One Man’s Stand for Gluten-Free Drugs

By:
in Celiac
Published: October 19, 2016

Michael Weber was diagnosed with celiac disease in 2004, and immediately adopted the gluten-free diet to protect his health. But after taking a prescribed generic drug for only a few days, the resident of Eastchester, New York, was distressed to find he was again developing symptoms. This included the skin rash dermatitis herpetiformis, which broke out before the condition was discovered.

It turned out that the pills contained gluten as an inactive ingredient. Shocked to find this undeclared exposure, Weber contacted the FDA, but he was informed that the manufacturer wasn’t breaking any rules by not stating gluten’s presence overtly.

In 2008, Weber filed a citizen petition requesting that the FDA either ban gluten outright in medications, or require manufacturers to label for the protein. Then, for seven long years, he got politicians to write letters of support, and made follow-up inquiries. But he got no reply.

Weber’s Label Request Denied

Finally in early 2015, the consumer protection group Public Citizen filed a lawsuit to elicit a response from the FDA. In May 2015, the agency issued a 21-page decision that denied the request for a ban. It stated that manufacturers already need to identify gluten as an intentionally added inactive ingredient to any drug that is taken orally.

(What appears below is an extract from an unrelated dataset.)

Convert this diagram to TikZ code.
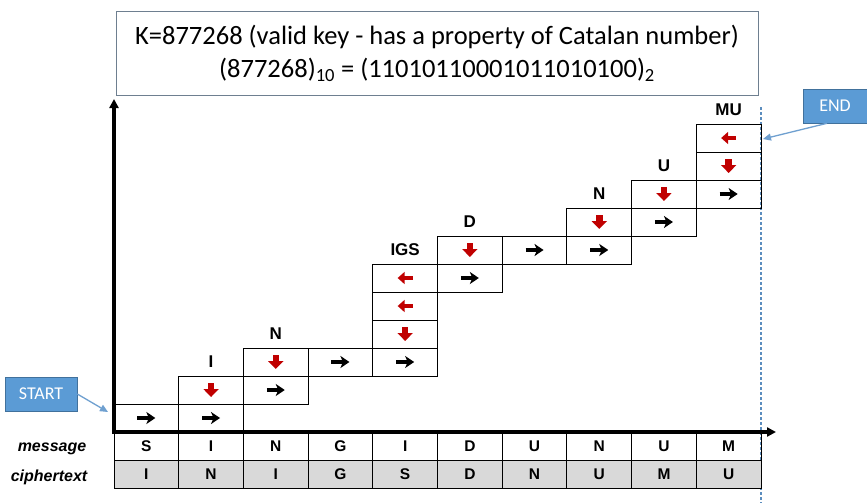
\documentclass[tikz,border=0pt]{standalone}
\usepackage{fontspec}
\setmainfont{Liberation Sans}
\newfontfamily\calib{Carlito}
\usetikzlibrary{arrows.meta}
\definecolor{redarr}{HTML}{C00000}
\definecolor{startblue}{HTML}{5B9BD5}
\definecolor{startedge}{HTML}{41719C}
\definecolor{pointer}{HTML}{6FA0D0}
\definecolor{graycell}{HTML}{D9D9D9}
\definecolor{boxedge}{HTML}{6E7F90}
\definecolor{dashblue}{HTML}{5B8DBE}
\begin{document}
\begin{tikzpicture}[x=1pt,y=-1pt,
  cell/.style={draw, line width=0.9pt, minimum width=64.7pt, minimum height=28pt, inner sep=0pt},
  tcell/.style={cell, font=\fontsize{15.5}{15.5}\selectfont\bfseries},
  ccell/.style={tcell, fill=graycell},
  lab/.style={font=\fontsize{17}{17}\selectfont\bfseries, inner sep=0pt},
  rowlab/.style={font=\fontsize{16}{16}\selectfont\bfseries\itshape, inner sep=0pt},
  blkarr/.style={line width=3.6pt, -{Stealth[length=9pt,width=12pt,inset=2.5pt]}},
  reddown/.style={redarr, line width=6.5pt, -{Triangle[length=8pt,width=15pt]}},
  redleft/.style={redarr, line width=4.5pt, -{Triangle[length=7pt,width=12pt]}},
  axis/.style={line width=3.4pt, -{Triangle[length=9pt,width=9pt]}},
  tag/.style={fill=startblue, draw=startedge, line width=0.6pt, text=white, font=\calib\fontsize{18}{18}\selectfont, minimum height=34pt, inner sep=0pt},
  pointerline/.style={pointer, line width=1.3pt, -{Triangle[length=8pt,width=7pt]}}
]
\useasboundingbox[fill=white] (0,0) rectangle (867,503);

% title box
\node[draw=boxedge, line width=1pt, minimum width=642pt, minimum height=83pt, align=center,
      font=\calib\fontsize{26.5}{33}\selectfont, inner sep=0pt] (title) at (437,53.5)
  {K=877268 (valid key - has a property of Catalan number)\\
   (877268)\textsubscript{10} = (11010110001011010100)\textsubscript{2}};

% dashed end line
\coordinate (dtop) at (761,107);
\coordinate (dbot) at (761,503);
\draw[dashblue, line width=1.2pt, dash pattern=on 3pt off 2pt] (dtop) -- (dbot);

% staircase cells
\foreach \k/\r [count=\i] in {0/1,1/1,2/2,3/3,4/3,5/6,6/7,7/7,8/8,9/9} {
  \node[cell] (r\i) at ({114+64.7*(\k+0.5)},{432-28*(\r-0.5)}) {};
  \draw[blkarr] ([xshift=-9pt]r\i.center) -- ([xshift=9pt]r\i.center);
}
\foreach \k/\r [count=\i] in {1/2,2/3,4/4,5/7,7/8,8/9,9/10} {
  \node[cell] (d\i) at ({114+64.7*(\k+0.5)},{432-28*(\r-0.5)}) {};
  \draw[reddown] ([yshift=7pt]d\i.center) -- ([yshift=-7pt]d\i.center);
}
\foreach \k/\r [count=\i] in {4/5,4/6,9/11} {
  \node[cell] (l\i) at ({114+64.7*(\k+0.5)},{432-28*(\r-0.5)}) {};
  \draw[redleft] ([xshift=7.5pt]l\i.center) -- ([xshift=-7.5pt]l\i.center);
}

% labels above columns
\foreach \k/\r/\t [count=\i] in {1/3/I,2/4/N,4/7/IGS,5/8/D,7/9/N,8/10/U,9/12/MU} {
  \node[lab] (lab\i) at ({114+64.7*(\k+0.5)},{432-28*(\r-0.5)}) {\t};
}

% message / ciphertext rows
\foreach \m/\c [count=\i from 0] in {S/I,I/N,N/I,G/G,I/S,D/D,U/N,N/U,U/M,M/U} {
  \node[tcell] (m\i) at ({114+64.7*(\i+0.5)},446) {\m};
  \node[ccell] (c\i) at ({114+64.7*(\i+0.5)},474) {\c};
}
\node[rowlab] (msg) at (52,449) {message};
\node[rowlab] (cip) at (49,477) {ciphertext};

% axes
\coordinate (origin) at (114,432);
\coordinate (ytop) at (114,99);
\coordinate (xend) at (776,432);
\draw[axis] (origin) -- (ytop);
\draw[axis] ([xshift=-1.7pt]origin) -- (xend);

% START / END tags
\node[tag, minimum width=72pt] (start) at (41,394) {START};
\coordinate (startpt) at (108,412);
\draw[pointerline] (start.east) -- (startpt);
\node[tag, minimum width=64pt] (endtag) at (835,106) {END};
\coordinate (endpt) at (763,139);
\draw[pointerline] ([xshift=-8pt]endtag.south) -- (endpt);
\end{tikzpicture}
\end{document}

The FDA said it did, however, plan to issue “draft guidance” for industry regarding gluten in drug products. But no timeline was given.

FDA spokesperson Stephen King explained that decision to Allergic Living. He said that if people with celiac disease are doing well on a gluten-free diet, they should not be harmed by the very low amounts of gluten potentially present in oral drug products. Conversely, if they are not doing well, “we would expect [them] to consult with [their] physician about ways to further reduce overall exposure to gluten. Such efforts might first focus on the diet as the most significant potential source for oral gluten exposure.”

But Katie Einspanier, Weber’s lawyer through Public Citizen, criticized the ruling. She sees it as a super-technical reading of the petition since the FDA’s response focused on the possibility of gluten itself being an inactive ingredient.

“The most likely scenario for gluten in drugs is that gluten is simply a natural component of another inactive ingredient and not separately added as an inactive ingredient,” she says.